Hospital spokeswoman Peggy Leone said that “each area listed has been examined on an individual basis and evaluated on its own merit by various bodies both within and outside the institution, including our financial committee, our audit committee and our external auditors.” She said the hospital was confident that the problems had been resolved to the satisfaction of the board of trustees.

The document outlined what it called “massive fraud” by Lashkevich, Cooper’s former controller, and Sullivan, the hospital’s former executive vice president for finance. The two men pleaded guilty to money-laundering and other corruption charges in July 1994 and are in prison. They subsequently cooperated with the hospital’s internal investigation.

According to the report, the two men and some business associates were able to obtain millions in kickbacks and fraudulent payments through collection firms, finance companies and accounting firms. The report says Sullivan began taking kickbacks from a collection firm, Financial Management Corp., in 1987. Direct embezzlement began in 1989 with Lashkevich, the report says.

The men helped divert about $7.5 million through J-Jet, a collections agency employed by Cooper to collect unpaid hospital bills, according to the report.

About $2.1 million was stolen from bank accounts set up for a proposed Cooper takeover of the former Metropolitan Hospital in Philadelphia, the report says. The takeover never occurred.

The report also lists about $7.5 million lost through Flexco, a joint computer consulting venture of Cooper Hospital, and Flex/Sys, a New York data corporation. The report says $5.6 million was lost to fraud, $739,000 to contract overcharges, and $1.1 million in questionable contract charges. In July 1996, Cooper filed a civil lawsuit against the Flex entities, seeking to recoup the money. No criminal charges have been filed in the Flexco matter.

In each instance, the frauds were made possible because of a lack of financial controls, the report says.

“Virtually all of the internally generated fraudulent transactions were questionable from an accounting control perspective,” the reports says. It says Lashkevich either transferred or fired accounting staff members who attempted to warn management of problems.

In details not previously publicized, the report shows how Lashkevich and Sullivan had unsupervised control over tens of millions of dollars of Cooper funds, and manipulated the system for nearly seven years without drawing any attention from hospital administrators.

“The ability to bypass or defeat controls grew from an institutional culture that delegated and outsourced too much responsibility, without developing effective controls to regulate the delegated responsibility,” the report says.

The report says that some board members believed that Cooper’s investigating committee was not independent. The report says: “The minutes reveal a continuing concern by the Board (and an appreciation by the Board of the public’s concern) that the investigation be conducted objectively and free from conflicts of interest.”

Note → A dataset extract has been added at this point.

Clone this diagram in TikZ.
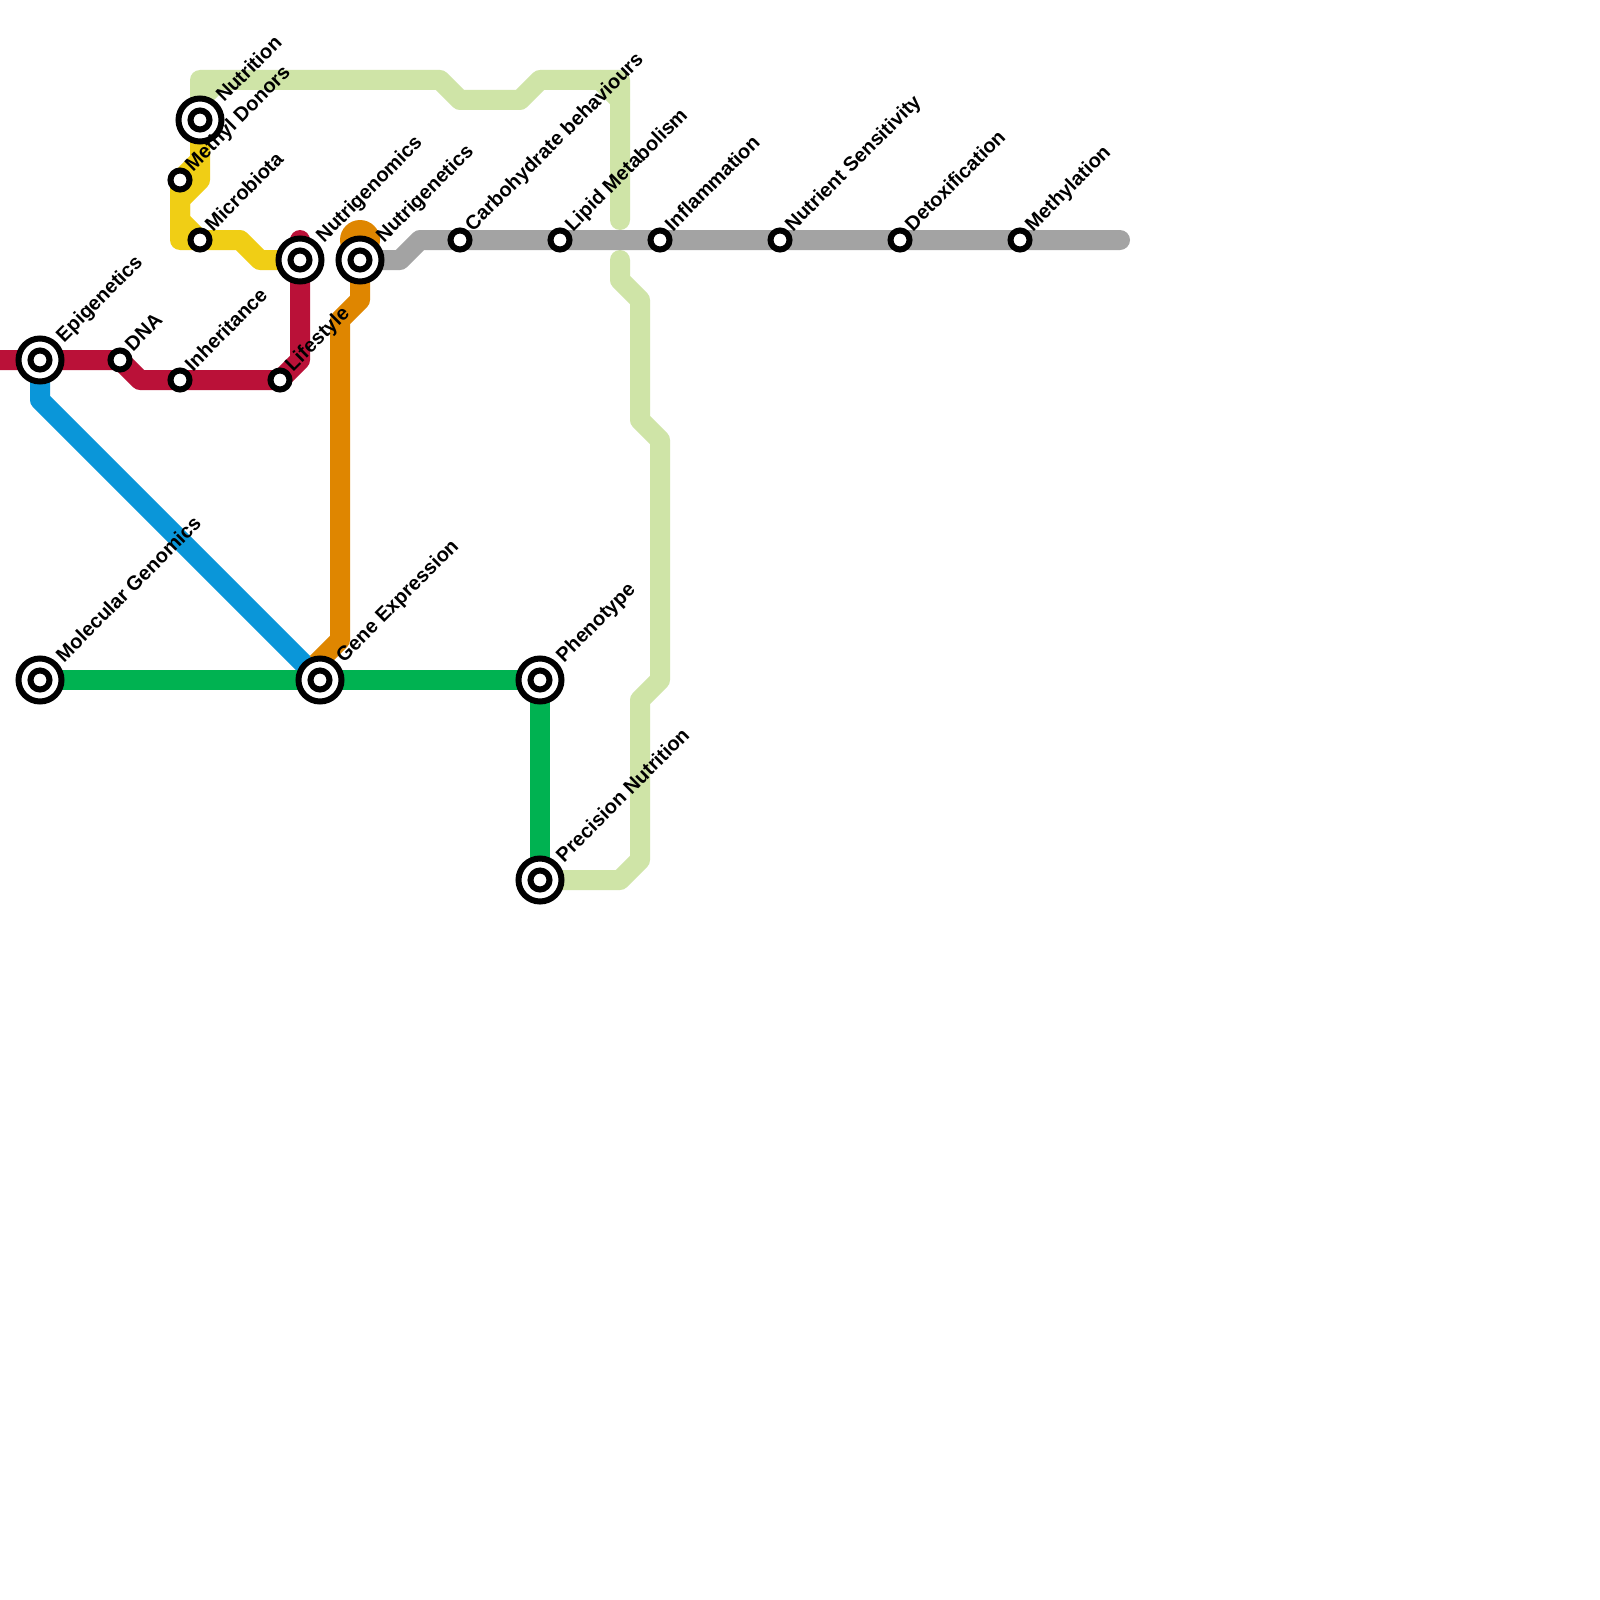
\documentclass[tikz,border=0pt]{standalone}
\usepackage{fontspec}
\usetikzlibrary{calc}
\setmainfont{Liberation Sans}
\definecolor{cRed}{HTML}{BA1138}
\definecolor{cBlue}{HTML}{0A96D9}
\definecolor{cGreen}{HTML}{00B251}
\definecolor{cOrange}{HTML}{DF8600}
\definecolor{cYellow}{HTML}{F0CE15}
\definecolor{cLime}{HTML}{CFE4A7}
\definecolor{cGrey}{HTML}{A3A3A3}
\tikzset{
  x=1pt,y=-1pt,
  metro/.style={line width=20pt,line join=round,line cap=round},
  flatend/.style={line cap=butt},
  smallstation/.style={circle,draw=black,fill=white,line width=6pt,minimum size=19pt,inner sep=0pt,outer sep=0pt},
  bigstation/.style={circle,draw=black,fill=white,line width=6pt,minimum size=43pt,inner sep=0pt,outer sep=0pt,
     label={[smallstation]center:{}}},
  stationlabel/.style={rotate=45,anchor=base west,inner sep=0pt,outer sep=0pt,font=\fontsize{20pt}{22pt}\selectfont\bfseries,text=black},
}
\begin{document}
\begin{tikzpicture}
\useasboundingbox (0,0) rectangle (1600,1600);
\fill[white] (0,0) rectangle (1600,1600);
% stations positions
\coordinate (pEpi) at (40,360);
\coordinate (pDna) at (120,360);
\coordinate (pInh) at (180,380);
\coordinate (pLife) at (280,380);
\coordinate (pNgm) at (300,260);
\coordinate (pNgt) at (360,260);
\coordinate (pNutr) at (200,120);
\coordinate (pMeth) at (180,180);
\coordinate (pMicro) at (200,240);
\coordinate (pCarb) at (460,240);
\coordinate (pLipid) at (560,240);
\coordinate (pInfl) at (660,240);
\coordinate (pSens) at (780,240);
\coordinate (pDetox) at (900,240);
\coordinate (pMethyl) at (1020,240);
\coordinate (pMol) at (40,680);
\coordinate (pGene) at (320,680);
\coordinate (pPheno) at (540,680);
\coordinate (pPrec) at (540,880);
% free ends and bends
\coordinate (redStart) at (0,360);
\coordinate (redTop) at (300,240);
\coordinate (greyEnd) at (1120,240);
\coordinate (limeA) at (620,220);
\coordinate (limeB) at (620,260);
% lines
\begin{scope}
\clip (0,0) rectangle (1600,1600);
\draw[metro,cLime] (pNutr) -- (200,80) -- (440,80) -- (460,100) -- (520,100) -- (540,80) -- (620,80) -- (limeA);
\draw[metro,cLime] (200,100) -- (220,80);
\draw[metro,cLime] (600,80) -- (620,100);
\draw[metro,cLime] (limeB) -- (620,280) -- (640,300) -- (640,420) -- (660,440) -- (660,680) -- (640,700) -- (640,860) -- (620,880) -- (pPrec);
\draw[metro,cGrey] (pNgt) -- (400,260) -- (420,240) -- (greyEnd);
\draw[metro,cYellow,flatend] (pNutr) -- (200,180) -- (180,200) -- (180,220) -- (pMicro);
\draw[metro,cYellow,flatend] (pMeth) -- (200,160);
\draw[metro,cYellow,flatend] (pMeth) -- (180,240) -- (240,240) -- (260,260) -- (pNgm);
\draw[metro,cRed,flatend] (redStart) -- (pDna) -- (140,380) -- (280,380) -- (300,360) -- (redTop);
\fill[cRed] (redTop) circle[radius=10pt];
\draw[metro,cBlue,flatend] (pEpi) -- (40,400) -- (pGene);
\draw[metro,cOrange,flatend] (317,663) -- (340,640) -- (340,320) -- (360,300) -- (pNgt);
\fill[cOrange] (360,240) circle[radius=20pt];
\draw[metro,cGreen,flatend] (pMol) -- (pPheno) -- (pPrec);
\end{scope}
% stations
\node[bigstation] (epi) at (pEpi) {};
\node[smallstation] (dna) at (pDna) {};
\node[smallstation] (inh) at (pInh) {};
\node[smallstation] (life) at (pLife) {};
\node[bigstation] (ngm) at (pNgm) {};
\node[bigstation] (ngt) at (pNgt) {};
\node[bigstation] (nutr) at (pNutr) {};
\node[smallstation] (meth) at (pMeth) {};
\node[smallstation] (micro) at (pMicro) {};
\node[smallstation] (carb) at (pCarb) {};
\node[smallstation] (lipid) at (pLipid) {};
\node[smallstation] (infl) at (pInfl) {};
\node[smallstation] (sens) at (pSens) {};
\node[smallstation] (detox) at (pDetox) {};
\node[smallstation] (methyl) at (pMethyl) {};
\node[bigstation] (mol) at (pMol) {};
\node[bigstation] (gene) at (pGene) {};
\node[bigstation] (pheno) at (pPheno) {};
\node[bigstation] (prec) at (pPrec) {};
% labels
\newcommand{\biglab}[3]{\node[stationlabel] (#1) at ($(#2)+(24,-17)$) {#3};}
\newcommand{\smalllab}[3]{\node[stationlabel] (#1) at ($(#2)+(13,-8)$) {#3};}
\biglab{lEpi}{pEpi}{Epigenetics}
\smalllab{lDna}{pDna}{DNA}
\smalllab{lInh}{pInh}{Inheritance}
\smalllab{lLife}{pLife}{Lifestyle}
\biglab{lNgm}{pNgm}{Nutrigenomics}
\biglab{lNgt}{pNgt}{Nutrigenetics}
\biglab{lNutr}{pNutr}{Nutrition}
\smalllab{lMeth}{pMeth}{Methyl Donors}
\smalllab{lMicro}{pMicro}{Microbiota}
\smalllab{lCarb}{pCarb}{Carbohydrate behaviours}
\smalllab{lLipid}{pLipid}{Lipid Metabolism}
\smalllab{lInfl}{pInfl}{Inflammation}
\smalllab{lSens}{pSens}{Nutrient Sensitivity}
\smalllab{lDetox}{pDetox}{Detoxification}
\smalllab{lMethyl}{pMethyl}{Methylation}
\biglab{lMol}{pMol}{Molecular Genomics}
\biglab{lGene}{pGene}{Gene Expression}
\biglab{lPheno}{pPheno}{Phenotype}
\biglab{lPrec}{pPrec}{Precision Nutrition}
\end{tikzpicture}
\end{document}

The report says Driscoll, the board chairman, did not want a fully independent committee. The report quotes Driscoll as saying, “It would be a mistake to have a committee that did not have a commitment to Cooper and its mission.”

Cooper said it had recovered about $5 million, including restitution by Lashkevich and Sullivan. It is pursuing other civil litigation to recoup other lost money.

The internal report became public yesterday as the result of a civil lawsuit.

In 1997, Cooper Hospital sued its former accounting firm, KPMG Peat Marwick, alleging that the firm was responsible for allowing some of the fraud to go undetected at Cooper. Peat Marwick has consistently denied that accusation in court.

Lawyers for Peat Marwick sought the hospital’s internal investigation through a discovery motion in court. The motion was granted, thus making the report part of the public court record.